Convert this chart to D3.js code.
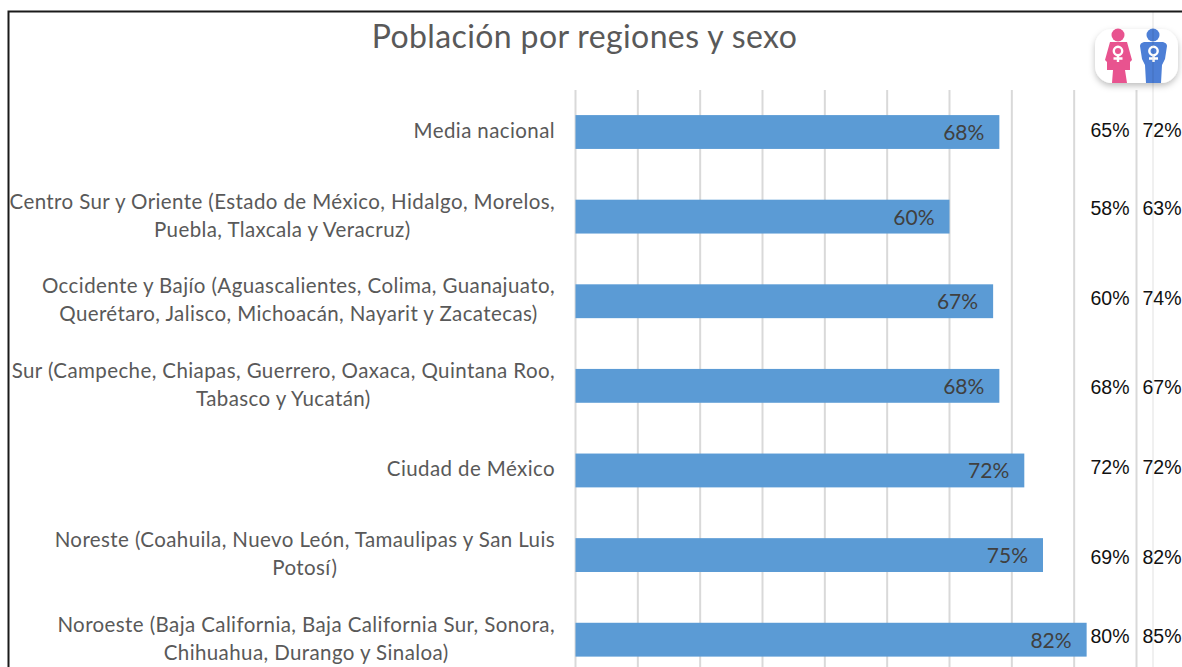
<!DOCTYPE html>
<html><head><meta charset="utf-8">
<script src="https://cdn.jsdelivr.net/npm/d3@7"></script>
<style>html,body{margin:0;padding:0;background:#fff;overflow:hidden}svg{display:block}</style>
</head><body><svg id="c" width="1182" height="667"></svg>
<script>
const chartTitle = "Población por regiones y sexo";
const categories = [
  ["Media nacional"],
  ["Centro Sur y Oriente (Estado de México, Hidalgo, Morelos,","Puebla, Tlaxcala y Veracruz)"],
  ["Occidente y Bajío (Aguascalientes, Colima, Guanajuato,","Querétaro, Jalisco, Michoacán, Nayarit y Zacatecas)"],
  ["Sur (Campeche, Chiapas, Guerrero, Oaxaca, Quintana Roo,","Tabasco y Yucatán)"],
  ["Ciudad de México"],
  ["Noreste (Coahuila, Nuevo León, Tamaulipas y San Luis","Potosí)"],
  ["Noroeste (Baja California, Baja California Sur, Sonora,","Chihuahua, Durango y Sinaloa)"]
];
const totals = [68, 60, 67, 68, 72, 75, 82];
const women  = [65, 58, 60, 68, 72, 69, 80];
const men    = [72, 63, 74, 67, 72, 82, 85];
const gridTicks = [0,10,20,30,40,50,60,70,80,90];

const svg = d3.select("#c");
const x = d3.scaleLinear().domain([0,90]).range([575.5,1136.5]);
const y = d3.scaleBand().domain(d3.range(categories.length)).range([89.7,682]).paddingInner(0.6).paddingOuter(0.3);
const font = "Lato, 'Open Sans', sans-serif";
const defs = svg.append("defs");
const f = defs.append("filter").attr("id","sh").attr("x","-20%").attr("y","-20%").attr("width","140%").attr("height","150%");
f.append("feDropShadow").attr("dx",0).attr("dy",3).attr("stdDeviation",3).attr("flood-color","#000").attr("flood-opacity",0.25);

// frame
svg.append("path").attr("d","M8.5,667V11.5H1182").attr("fill","none").attr("stroke","#1a1a1a").attr("stroke-width",2);

// grid
svg.append("g").selectAll("line").data(gridTicks).join("line")
  .attr("x1",d=>x(d)).attr("x2",d=>x(d)).attr("y1",90).attr("y2",667)
  .attr("stroke","#d9d9d9").attr("stroke-width",2);

// title
svg.append("text").attr("x",584.5).attr("y",48).attr("text-anchor","middle")
  .attr("font-family",font).attr("font-size",32).attr("letter-spacing",0.38).attr("fill","#595959").text(chartTitle);

// bars
svg.append("g").selectAll("rect").data(totals).join("rect")
  .attr("x",x(0)).attr("y",(d,i)=>y(i)).attr("width",d=>x(d)-x(0)).attr("height",y.bandwidth())
  .attr("fill","#5b9bd5");
// bar labels
svg.append("g").selectAll("text").data(totals).join("text")
  .attr("x",d=>x(d)-15).attr("y",(d,i)=>y(i)+y.bandwidth()/2+8).attr("text-anchor","end")
  .attr("font-family",font).attr("font-size",21).attr("fill","#404040").text(d=>d+"%");

// category labels: the block ends at the axis gap, lines are centred within it
categories.forEach((lines,i)=>{
  const c = y(i)+y.bandwidth()/2;
  const t = svg.append("text").attr("text-anchor","middle").attr("font-family",font).attr("font-size",20.5)
    .attr("letter-spacing",0.4).attr("fill","#595959");
  const spans = lines.map((l,k)=> t.append("tspan").attr("y",c+6+(k-(lines.length-1)/2)*28).text(l));
  spans.forEach(s=>s.attr("x",0));
  const w = d3.max(spans,s=>s.node().getComputedTextLength());
  spans.forEach(s=>s.attr("x",555-w/2));
});

// side values (hand-placed in the original, slightly off the bar centres)
const sideFont = "'Liberation Sans', Arial, sans-serif";
const sideShift = [-2,-8,-3,2,-3,2,-3];
[[women,1110],[men,1162]].forEach(([arr,cx])=>{
  svg.append("g").selectAll("text").data(arr).join("text")
    .attr("x",cx).attr("y",(d,i)=>y(i)+y.bandwidth()/2+6.5+sideShift[i]).attr("text-anchor","middle")
    .attr("font-family",sideFont).attr("font-size",19.5).attr("fill","#111").text(d=>d+"%");
});

// icon
const ic = svg.append("g").attr("transform","translate(1095,29)");
ic.append("rect").attr("width",83).attr("height",54).attr("rx",17).attr("fill","#fff").attr("filter","url(#sh)");
const pink="#e8538f", blue="#4d7fd6";
ic.append("circle").attr("cx",23).attr("cy",6).attr("r",6.5).attr("fill",pink);
ic.append("path").attr("fill",pink).attr("d","M15,13H32L37,31L35,33L35,41L30,41L32,54H17L18,41L12,41L12,33L10,31Z");
ic.append("circle").attr("cx",58).attr("cy",6).attr("r",6.5).attr("fill",blue);
ic.append("path").attr("fill",blue).attr("d","M49,13H68Q72,14 72,17L70,30L67,36L66,54H51L50,36L47,30L45,17Q45,14 49,13Z");
[23,58.5].forEach(cx=>{
  const g = ic.append("g").attr("fill","none").attr("stroke","#fff").attr("stroke-width",2.4);
  g.append("circle").attr("cx",cx).attr("cy",22).attr("r",4.2);
  g.append("path").attr("d",`M${cx},26V33M${cx-4.5},29.5H${cx+4.5}`);
});

// faint seam over everything
svg.append("line").attr("x1",1153).attr("x2",1153).attr("y1",12).attr("y2",667).attr("stroke","#000").attr("stroke-opacity",0.06).attr("stroke-width",2);
</script></body></html>
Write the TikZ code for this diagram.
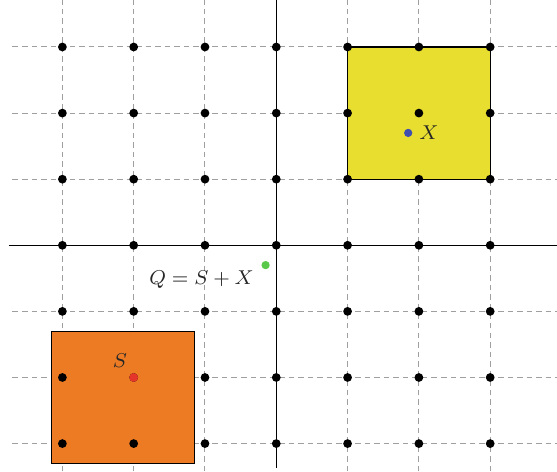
\documentclass[tikz,border=0pt]{standalone}
\usepackage{amsmath,amssymb}
\usepackage{xcolor}
\usetikzlibrary{calc}

\definecolor{boxyellow}{HTML}{E8DE2F}
\definecolor{boxorange}{HTML}{EC7B24}
\definecolor{ptred}{HTML}{E5352A}
\definecolor{ptblue}{HTML}{3F4FB0}
\definecolor{ptgreen}{HTML}{5AC84A}

\begin{document}
\begin{tikzpicture}[x=1cm, y=0.927cm, gridline/.style={gray!75, line width=0.4pt, dash pattern=on 2.2pt off 1.6pt}, vtx/.style={circle, fill=black, inner sep=0pt, minimum size=3.5pt}, pt/.style={circle, inner sep=0pt, minimum size=3.3pt}, lbl/.style={text=black!85, font=\fontsize{8.4}{10}\selectfont}]
\useasboundingbox (-3.875,-3.415) rectangle (3.937,3.711);
\foreach \k in {-3,-2,-1,1,2,3} {
  \draw[gridline] (-3.7,\k) -- (3.94,\k);
  \draw[gridline] (\k,-3.42) -- (\k,3.72);
}
\draw[fill=boxyellow, line width=0.5pt] (1,1) rectangle (3,3);
\draw[fill=boxorange, line width=0.5pt] (-3.15,-3.3) rectangle (-1.15,-1.3);
\draw[line width=0.6pt] (-3.75,0) -- (3.94,0);
\draw[line width=0.6pt] (0,-3.37) -- (0,3.72);
\foreach \i in {-3,...,3}
  \foreach \j in {-3,...,3}
    \node[vtx] (v\i\j) at (\i,\j) {};
\node[pt, fill=ptblue] (X) at (1.85,1.7) {};
\node[vtx, fill=ptred] (S) at (-2,-2) {};
\node[pt, fill=ptgreen] (Q) at (-0.15,-0.3) {};
\node[lbl, anchor=base] (Xlbl) at (2.142,1.593) {$X$};
\node[lbl, anchor=base] (Slbl) at (-2.192,-1.846) {$S$};
\node[lbl, anchor=base] (Qlbl) at (-1.049,-0.59) {$Q = S + X$};
\end{tikzpicture}
\end{document}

§

▸ **Your task**:
In the entries above, how many lines contain the word "code"? Answer with the number only.

▸ **Right answer**:
2